I met someone recently who spent twenty years in SOF and was more or less kicked out. He was an asset then and still is today. He’s just not normal.

I was in for eight years of active duty, total. No that’s not as long as some. But longer than most. However, in SF and SOF, generally, these are careerists and eight years isn’t long enough, not at all. I’m just teetering on the cusp of seniority and left the Green Berets. I may re-emerge as a reservist but unless a larger war breaks out I might not see time on active duty again. It was so hard transitioning it would be equally frustrating going back.

The other day I met an ex-Green Beret who somehow managed to become a sort of technologist, specifically computer science, at SOCOM. He eventually retired, happily. He now questions why he stayed in for so long in the first place. But, he does retirement pay – which is very nice folks. Because in today’s marketplace you’re retirement is a blessing while you start your second career, which you will. He harbored mixed feelings with his final years in SOF.

There’s a common cultural problem in SOF to constantly henpeck one another. This guy told me that he didn’t realize he might be intelligent until many years later when he began to code and design software. Now, he’s a software engineer and a CTO of a software engineering and big data firm that’s doing some very interesting things. Those skills are still used for national security as well as our economy in the private sector. Despite his accomplishments, I’m sure there are any who refer to him as a “$h*tbag”.

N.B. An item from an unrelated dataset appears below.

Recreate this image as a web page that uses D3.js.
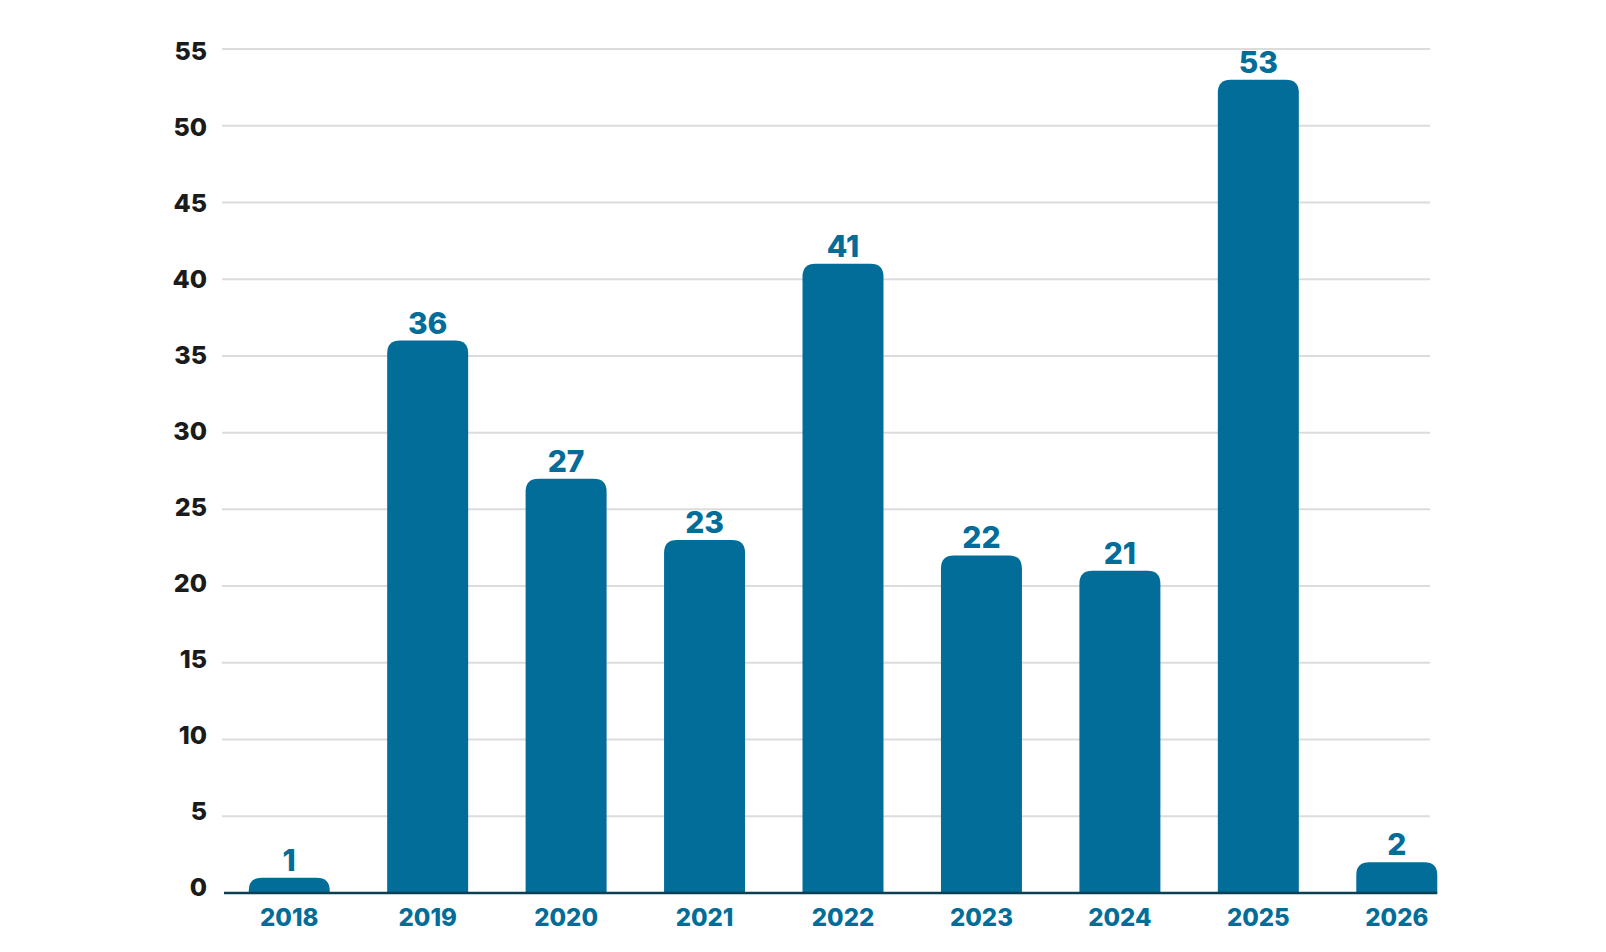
<!DOCTYPE html>
<html>
<head>
<meta charset="utf-8">
<script src="https://cdn.jsdelivr.net/npm/d3@7"></script>
<style>
  html, body { margin: 0; padding: 0; background: #fff; }
  svg text { font-family: Inter, "Open Sans", sans-serif; font-weight: 800; }
</style>
</head>
<body>
<svg id="chart" width="1606" height="952"></svg>
<script>
const years = ["2018", "2019", "2020", "2021", "2022", "2023", "2024", "2025", "2026"];
const counts = [1, 36, 27, 23, 41, 22, 21, 53, 2];
const yTicks = [0, 5, 10, 15, 20, 25, 30, 35, 40, 45, 50, 55];

const barColor = "#026d99";
const svg = d3.select("#chart");

const x = d3.scaleBand().domain(years).range([220, 1466]).paddingInner(0.415).paddingOuter(0.2075);
const y = d3.scaleLinear().domain([0, 55]).range([893, 49]);
// tick labels sit on a slightly tighter scale than the gridlines in the original
const yLab = d3.scaleLinear().domain([0, 55]).range([895.5, 60]);

// gridlines
svg.append("g").selectAll("line").data(yTicks.filter(d => d > 0)).join("line")
  .attr("x1", 222).attr("x2", 1430)
  .attr("y1", d => y(d)).attr("y2", d => y(d))
  .attr("stroke", "#dcdcdc").attr("stroke-width", 2);

// y labels
svg.append("g").selectAll("text").data(yTicks).join("text")
  .attr("x", 207).attr("y", d => yLab(d))
  .attr("text-anchor", "end")
  .attr("font-size", 25).attr("fill", "#1b1b1b")
  .text(d => d);

// bars with rounded top corners
const r = 13;
function barPath(d, i) {
  const x0 = x(years[i]), w = x.bandwidth();
  const yt = y(d), yb = y(0);
  const rr = Math.min(r, (yb - yt));
  return `M${x0},${yb} L${x0},${yt + rr} Q${x0},${yt} ${x0 + rr},${yt} L${x0 + w - rr},${yt} Q${x0 + w},${yt} ${x0 + w},${yt + rr} L${x0 + w},${yb} Z`;
}
svg.append("g").selectAll("path").data(counts).join("path")
  .attr("d", barPath).attr("fill", barColor);

// value labels
svg.append("g").selectAll("text").data(counts).join("text")
  .attr("x", (d, i) => x(years[i]) + x.bandwidth() / 2)
  .attr("y", d => y(d) - 7)
  .attr("text-anchor", "middle")
  .attr("font-size", 30).attr("fill", barColor)
  .text(d => d);

// baseline axis
svg.append("line")
  .attr("x1", 224).attr("x2", x(years[years.length - 1]) + x.bandwidth())
  .attr("y1", y(0)).attr("y2", y(0))
  .attr("stroke", "#0d3f52").attr("stroke-width", 2.5);

// x labels
svg.append("g").selectAll("text").data(years).join("text")
  .attr("x", d => x(d) + x.bandwidth() / 2)
  .attr("y", 926)
  .attr("text-anchor", "middle")
  .attr("font-size", 24).attr("fill", barColor)
  .text(d => d);
</script>
</body>
</html>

For this part of the blog – I wanted to say that you don’t have to serve forever. It all depends on what you want from life. The operator I mentioned had a unique career within SOF and continued to do so after. Even though, his uniqueness and intellect made him a pariah. He still volunteered and gave 20 years of his life something greater than himself. That being said, enter and leave the military for your own reasons – not someone else or what the group think at your unit believes, it’s your life.